Sem entrar no mérito do acordo, que certamente contém avanços significativos em relação às propostas até aqui apresentadas, uma questão relevante é perguntar-se (e cada um dos parlamentares se perguntará) se ele traduz efetivamente os interesses e expectativas dos quase 35 milhões de previdenciários -esses mesmos que, em algum lugar do passado, firmaram um contrato social com o governo, acreditaram poder vê-lo cumprido e, ano após ano, recolheram religiosamente a contribuição que lhes havia sido determinada.
O acordo teve o efeito devastador de colocar "à esquerda da CUT" os mais moderados críticos da reforma, ou seja, aqueles que acham que ela deve ser feita, porém nos limites impostos pelo estrito respeito aos contratos já firmados.
Depois dele ponderações por vezes sensatas tendem a ser interpretadas como manifestações de corporativismo e xiitismo. E verdades deixam de ser ditas. Por exemplo: que as sucessivas gerações de previdenciários cumpriram até aqui o seu papel, mas o Estado, historicamente, nem sempre. Fato é que a sociedade tem dúvidas, e não parece justo que se passe um rolo compressor sobre expectativas ou sobre dúvidas.
Se é verdade que no passado enormes somas de recursos da seguridade foram desviados para a construção de obras públicas, sem que tenham retornado ao caixa previdenciário; se é fato que ao longo da história a própria União deixou de recolher seus encargos previdenciários; se os novos recursos definidos para a seguridade não vêm sendo integralmente aplicados na área, como manda a Carta de 1988; se o estoque de dívidas para com a Previdência já alcança várias dezenas de bilhões de reais e se, apesar disso, o número de fiscais caiu de 8.000 para 3.000 em uma década -então a sociedade tem razão ao imaginar que a seguridade permite uma discussão mais ampla e requer, antes, uma profunda reforma administrativa.
Naturalmente, sendo este um governo sério, não se pode imaginar que seu intento é fazer tábula rasa dos sentimentos de toda uma geração de previdenciários.
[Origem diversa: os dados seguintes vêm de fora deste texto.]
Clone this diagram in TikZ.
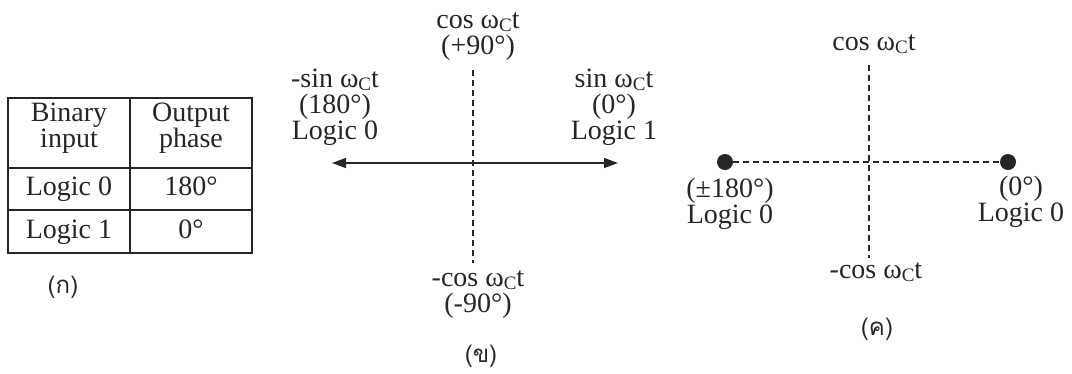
\documentclass[tikz,border=0pt]{standalone}
\usepackage{fontspec}
\setmainfont{Liberation Serif}
\newfontfamily\thaifont[Script=Thai]{Loma}
\usetikzlibrary{arrows.meta}
\definecolor{ink}{HTML}{262626}
\newcommand{\wct}{ω\raisebox{-3pt}{\fontsize{19}{19}\selectfont C}t}

\begin{document}
\begin{tikzpicture}[x=1pt,y=-1pt,text=ink,font=\fontsize{28}{26}\selectfont,lbl/.style={align=center,inner sep=0pt,anchor=base},axis/.style={ink,line width=1.4pt,dash pattern=on 6pt off 4pt},phasor/.style={{Triangle[length=14pt,width=10pt]}-{Triangle[length=14pt,width=10pt]},ink,line width=1.4pt},dot/.style={circle,fill=ink,inner sep=0pt,minimum size=16pt},rule/.style={ink,line width=1.3pt},tag/.style={font=\thaifont\fontsize{24}{24}\selectfont,inner sep=0pt}]
 \useasboundingbox (0,0) rectangle (1072,373);
 % (a) truth table
 \draw[rule] (8,98) rectangle (252,253);
 \draw[rule] (130,98)--(130,253);
 \foreach \y in {168,210}{\draw[rule] (8,\y)--(252,\y);}
 \node[lbl] (hin) at (69,147) {Binary\\input};
 \node[lbl] (hph) at (191,147) {Output\\phase};
 \foreach \a/\b [count=\i] in {Logic 0/180°,Logic 1/0°}{\node[lbl] (in\i) at (69,152+43*\i) {\a}; \node[lbl] (ph\i) at (191,152+43*\i) {\b};}
 \node[tag] (ta) at (63,287) {(ก)};
 % (b) phasor diagram
 \coordinate (bt) at (473,70); \coordinate (bb) at (473,263);
 \coordinate (bl) at (332,163); \coordinate (br) at (618,163);
 \draw[axis] (bt)--(bb);
 \draw[phasor] (bl)--(br);
 \node[lbl] (cosp) at (478,54) {cos \wct\\(+90°)};
 \node[lbl] (cosn) at (478,312) {-cos \wct\\(-90°)};
 \node[lbl] (sinn) at (335,139) {-sin \wct\\(180°)\\Logic 0};
 \node[lbl] (sinp) at (614,139) {sin \wct\\(0°)\\Logic 1};
 \node[tag] (tb) at (481,356) {(ข)};
 % (c) constellation
 \coordinate (ct) at (869,65); \coordinate (cb) at (869,258);
 \draw[axis] (ct)--(cb);
 \node[dot] (p0) at (725,162) {};
 \node[dot] (p1) at (1008,162) {};
 \draw[axis] (p0)--(p1);
 \node[lbl] (cr) at (874,50) {cos \wct};
 \node[lbl] (crn) at (876,278) {-cos \wct};
 \node[lbl,font=\fontsize{28}{24}\selectfont] (l0) at (730,223) {(±180°)\\Logic 0};
 \node[lbl,font=\fontsize{28}{24}\selectfont] (l1) at (1021,221) {(0°)\\Logic 0};
 \node[tag] (tc) at (877,329) {(ค)};
\end{tikzpicture}
\end{document}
Mas sendo este também um governo consciente, deve saber que o horizonte de vida médio do brasileiro não é ainda alto o bastante para estimular a introdução de regras de Primeiro Mundo para cidadãos que ainda enfrentam condições sociais de Terceiro.
Essa contradição pode se transformar no gargalo do projeto da reforma no Congresso, se o Congresso decidir levar em conta a comoção provocada pela inexistência de regras de transição.
Pois sendo a Previdência muito apropriadamente um pacto entre gerações, não se deve esquecer que a geração em curso, crédula o bastante para crer no fio de barba do Estado, tem a consciência tranquila por ter honrado seus compromissos com a geração passada e com a futura. E disso, infelizmente, o acordo se esqueceu.